健康な腸なくして美肌はない

皮膚から盛り上がった赤い発疹に銀白色の鱗屑りんせつ(うろこ状の垢)が付着し、それがはがれ落ちる「乾癬かんせん」という皮膚疾患があるが、乾癬患者の21パーセントにもSIBOの併発が認められている。しかもその患者にSIBOの治療を施したところ、明らかに乾癬の症状に改善が見られたという。

ほかにも、中国の研究では、「脂漏性皮膚炎(小鼻周辺や頭皮など皮脂の分泌が多い皮膚に発生する炎症)」の患者にかなり高い割合で、SIBOをはじめとする腸内フローラの不調があったことも報告されている。

先の「便秘と肌荒れ」しかり「SIBOと皮膚疾患」しかり、腸の好調不調は皮膚(肌)の健康状態に大きな影響を与えている。これを、「腸皮膚相関」という。

腸皮膚相関が報告されている疾患は、前述した乾癬以外にも、ニキビ(尋常性ざ瘡)、アトピー性皮膚炎、じんましんなど多数ある。

健康な腸ないところに美肌なし。肌と腸には深いつながりがあることを覚えておいてほしい。

栄養が十分に吸収されないとパサパサ髪になる

外見に関する悩みで女性に多いのが「肌」なら、男性なら「髪の毛」――。かつて、髪の毛の悩みは男性の“専売特許”に近いイメージがあったように思う。

江田証『超一流の腸活術 最高のパフォーマンスを生み出すための食事法と習慣』(KADOKAWA)
江田証『超一流の腸活術 最高のパフォーマンスを生み出すための食事法と習慣』(KADOKAWA)

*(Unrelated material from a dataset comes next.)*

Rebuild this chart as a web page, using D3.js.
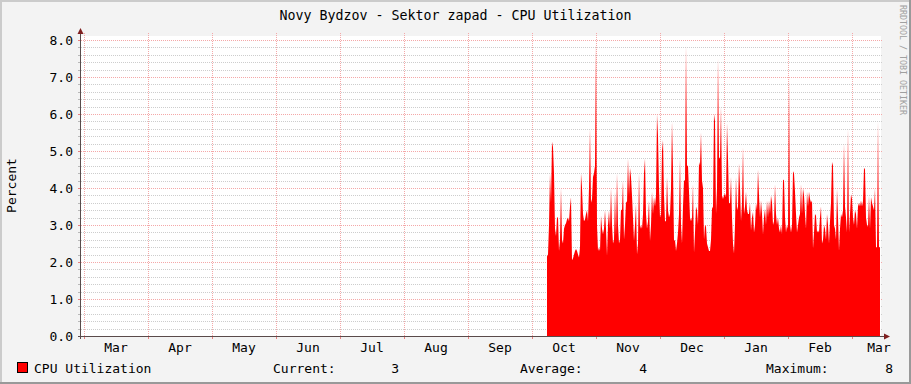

だが今や、髪の悩みに男女の区別などなくなってきている。薄毛や抜け毛だけではなく、コシや張りのない髪、ツヤのないパサパサな髪など、現代人の髪の毛の悩みは尽きない。

そして男女を問わず起こり得る「髪の毛にまつわるエトセトラな問題」の一因もまた、「腸内環境、腸内細菌」にあると考えられているのだ。

そこで指摘される原因は、肌のトラブルと同じメカニズム、つまり腸内環境の乱れによる栄養素の吸収機能の低下だ。

腸から体内に取り込まれた栄養素は全身に運ばれる。栄養素が十分に足りていれば、隅々まで行き渡るのだが、吸収が不十分で量に限りがある場合、当然ながら生命の維持に直接かかわる臓器・器官が優先されることになる。

髪や頭皮も大事な器官ではあるが、命にかかわるという観点では残念ながら優先度はさほど高くない。もし腸の不調で栄養吸収に支障が出れば“後回し”になるか、配分量が少なくなってしまう。そのため髪に十分な栄養が届かず、抜けたり、ツヤがなくなったり、パサついたりといったトラブルが起きてしまうのだ。

便秘や下痢の症状があると「爪」が変色したり、割れやすくなったりするのも同じ理屈だ。

病気を防ぎ健康を維持し健康長寿を達成するためにも、きりっとした姿勢や輝く笑顔を作り、肌や髪をイキイキとさせ、「見た目」という「第4の資産」を形成するためにも、腸内環境を整えることがいかに大切か、おわかりいただけたのではないだろうか。